Digital Marketing

Make your writing legible

The first writing rule might be “show, don’t tell”, but the second is surely “use active verbs”. Almost all the books I have on writing emphasize the use of the active voice over the passive voice. Read on to discover the difference.

Verbs have two voices, active or passive. When you use the active voice, the subject performs the action and the verb expresses the action. For example, Gail opened the book. The subject is Gail, the verb opens and the object is book.

When you use the passive voice, the subject becomes the passive recipient of the action. For example: Gail opened the book. The passive voice will have a “double verb”, a form of the verb “to be” and the past participle of another verb, which often ends in “ed” as in “opened”. Generic verbs like – is, are, were, was, be, being, been, be, had and have – don’t convey much and the passive voice can make a sentence confusing. The active voice is short, direct, and easier to understand.

Sometimes it is okay to use the passive voice, such as when the reader does not need to know who performed the action. Example: the building was built hundreds of years ago. The author of the action is unknown or unimportant.

If you look for the ways to “be”, you can see where you are using the passive voice. Microsoft Word 2003 provides an easy way to check readability and passive voice. Just go to the Tools menu and click Options, then click the Spelling and Grammar tab. Select the check box for Check grammar with spelling. Also select the Show readability statistics box. Click OK. Highlight the document you want to verify. Click the abc icon on the toolbar, press F7 or go to Tools and click Spelling and Grammar. Word will check your highlighted document and then display information about the reading level.

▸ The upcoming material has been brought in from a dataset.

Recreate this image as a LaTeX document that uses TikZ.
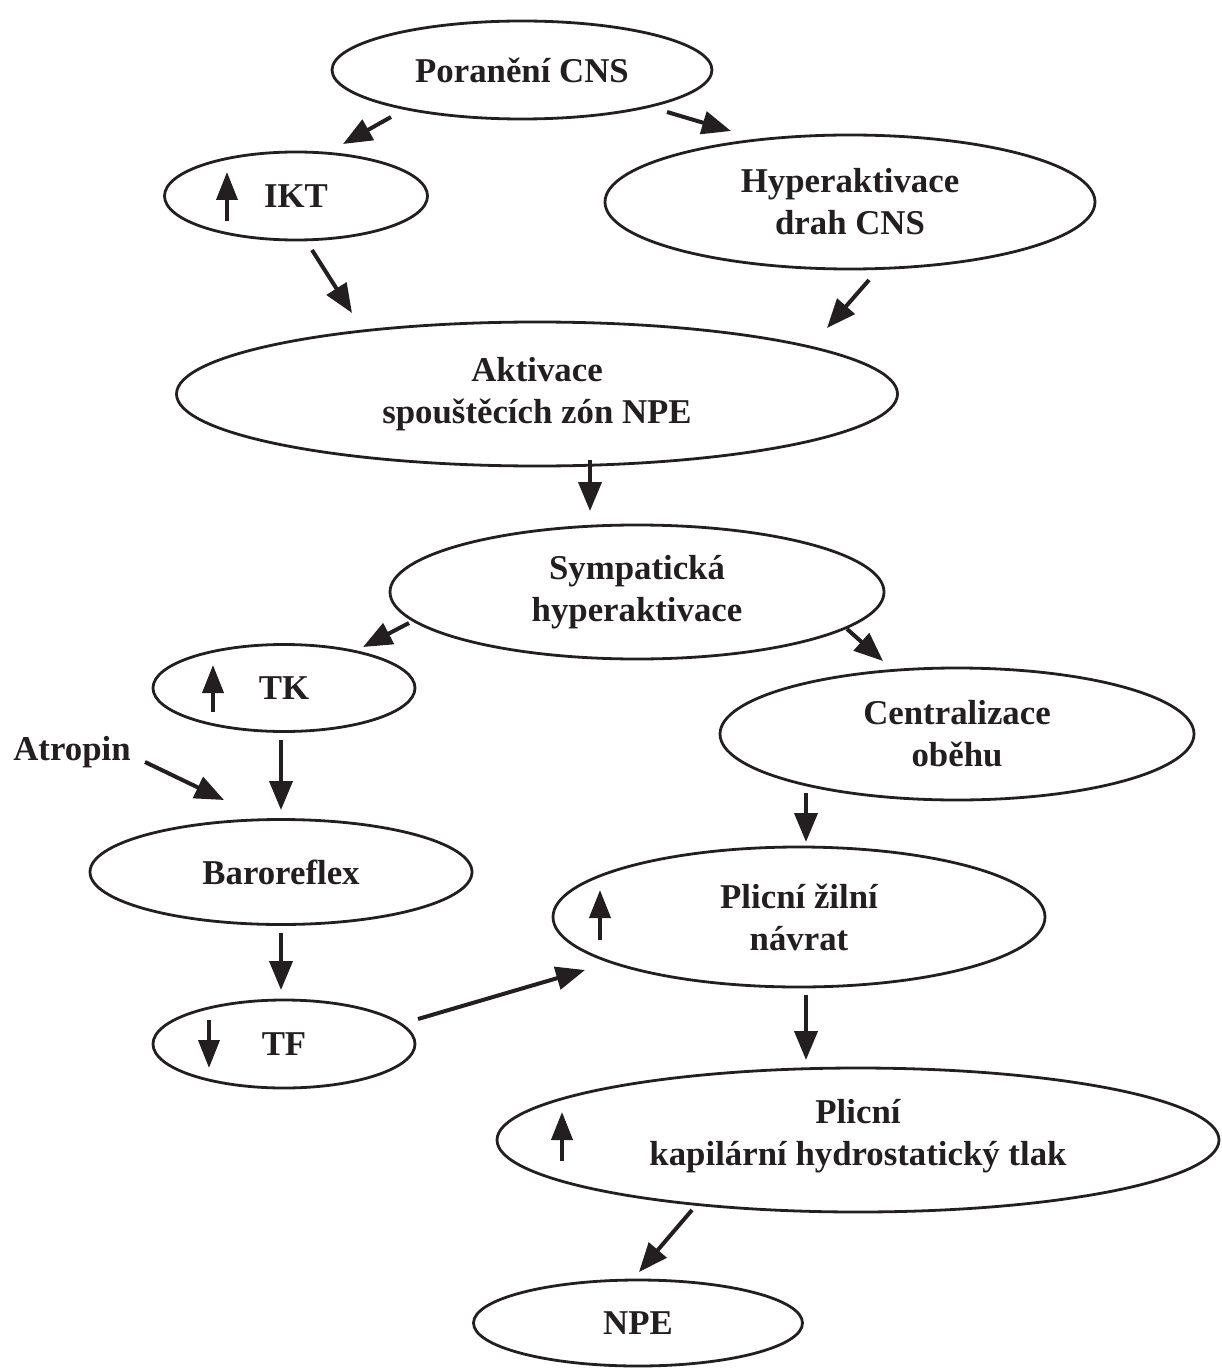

You will get a chart showing the count of words, characters, paragraphs and sentences. It will also display averages of sentences per paragraph, words per sentence, and characters per word. In the readability section, there are three useful statistics. First the percentage of passive sentences is displayed: the closer to zero you get, the better. Next is the Flesch Reading Ease score, which is scored on a 100 point scale. The higher your score, the easier your writing will be to read. The last one is the Flesch-Kincaid grade level. You qualify at the US grade level. If you score a 7, then a seventh grader will understand your writing.

This is just a tool and there is much more that is needed to write well. But it can provide useful information that will help you improve what you have written.